The next step is to assess the overall brightness of the photograph and identify different zones of brightness. If you have an image that has a very wide range of brights and darks, you will need to potentially work with such sliders as “Highlights” and “Shadows” to recover some details. Since your aim is to get a bright photograph, you want to be careful about how you adjust the highlights and shadows of your photograph. For example, do not recover shadows too much, since it does not look natural and you will end up with a flat-looking photograph.

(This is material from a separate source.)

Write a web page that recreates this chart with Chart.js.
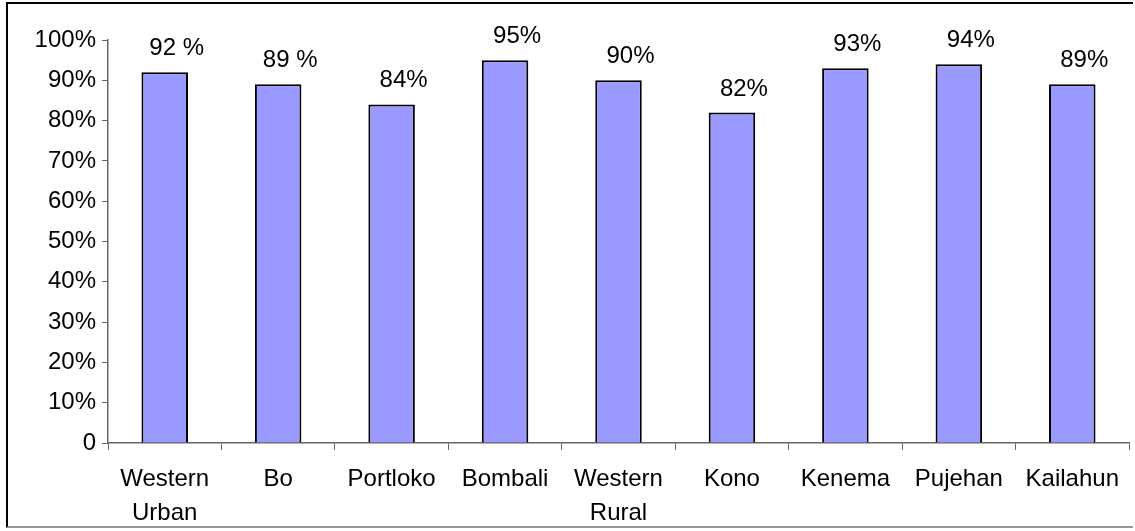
<!DOCTYPE html>
<html>
<head>
<meta charset="utf-8">
<script src="https://cdn.jsdelivr.net/npm/chart.js@4/dist/chart.umd.min.js"></script>
<style>
  html, body { margin: 0; padding: 0; background: #fff; }
  #frame {
    position: absolute; left: 6px; top: 2px;
    width: 1127px; height: 526px;
    border: 2px solid #000; border-bottom-color: #999; border-right: none;
    box-sizing: border-box;
  }
  #wrap { position: absolute; left: 0; top: 0; width: 1135px; height: 531px; }
</style>
</head>
<body>
<div id="frame"></div>
<div id="wrap"><canvas id="chart" width="1135" height="531"></canvas></div>
<script>
const districts = [
  ["Western", "Urban"], "Bo", "Portloko", "Bombali", ["Western", "Rural"],
  "Kono", "Kenema", "Pujehan", "Kailahun"
];
const coverage = [92, 89, 84, 95, 90, 82, 93, 94, 89];
const valueLabels = ["92 %", "89 %", "84%", "95%", "90%", "82%", "93%", "94%", "89%"];
const yTicks = [0, 10, 20, 30, 40, 50, 60, 70, 80, 90, 100];

const FONT = "'Liberation Sans', Arial, sans-serif";

// Excel-style value labels sitting above each bar, nudged a little right.
const barLabels = {
  id: "barLabels",
  afterDatasetsDraw(chart) {
    const ctx = chart.ctx;
    const meta = chart.getDatasetMeta(0);
    ctx.save();
    ctx.font = "24px " + FONT;
    ctx.fillStyle = "#000";
    ctx.textAlign = "center";
    ctx.textBaseline = "alphabetic";
    meta.data.forEach((bar, i) => {
      ctx.fillText(valueLabels[i], bar.x + 12, bar.y - 17);
    });
    ctx.restore();
  }
};

new Chart(document.getElementById("chart"), {
  type: "bar",
  data: {
    labels: districts,
    datasets: [
      {
        data: coverage,
        backgroundColor: "#9999FF",
        borderColor: "#000",
        borderWidth: 2,
        categoryPercentage: 1,
        barPercentage: 0.41
      }
    ]
  },
  options: {
    responsive: false,
    animation: false,
    devicePixelRatio: 1,
    layout: { padding: { top: 40, right: 6, left: 0, bottom: 0 } },
    plugins: {
      legend: { display: false },
      tooltip: { enabled: false }
    },
    scales: {
      x: {
        grid: {
          display: true,
          drawOnChartArea: false,
          drawTicks: true,
          tickLength: 7,
          color: "#666",
          offset: true
        },
        border: { display: true, color: "#666", width: 1.5 },
        ticks: {
          color: "#000",
          font: { family: FONT, size: 24, lineHeight: 1.4 },
          padding: 13,
          maxRotation: 0,
          autoSkip: false
        },
        afterFit(scale) { scale.height = 88; }
      },
      y: {
        min: 0,
        max: 100,
        afterBuildTicks(scale) {
          scale.ticks = yTicks.map(v => ({ value: v }));
        },
        grid: {
          display: true,
          drawOnChartArea: false,
          drawTicks: true,
          tickLength: 6,
          color: "#666"
        },
        border: { display: true, color: "#666", width: 1.5 },
        ticks: {
          color: "#000",
          font: { family: FONT, size: 24 },
          padding: 6,
          callback: v => (v === 0 ? "0" : v + "%")
        },
        afterFit(scale) { scale.width = 108; }
      }
    }
  },
  plugins: [barLabels]
});
</script>
</body>
</html>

Third, adjust the Exposure slider to make the image as bright as possible without blowing anything out. The latter part is important, because you do not want to end up with overly bright parts of the photo that you cannot recover. This is where you might need to go back and forth between the Highlights and the Exposure sliders to figure out the best combination.

Now you are ready to boost the contrast of the image. In Lightroom, you can do that in several ways, but the three most common ways are to use the “Contrast” slider, the “Whites” and “Blacks” sliders together, and the “Tone Curve”. Personally, I rarely use the “Contrast” slider, because I do not like to adjust contrast with a single setting. This is why my personal preference is to start out with the “Whites” and “Blacks” sliders.

The idea is to push Whites as far as possible to brighten the bright parts of the image, then push Blacks down to increase overall contrast. Once you do that, you will notice that the overall image got significantly brighter, potentially making it way too bright, especially at higher Whites settings. In some cases, you might need to go back and re-adjust your Exposure slider and tone it down.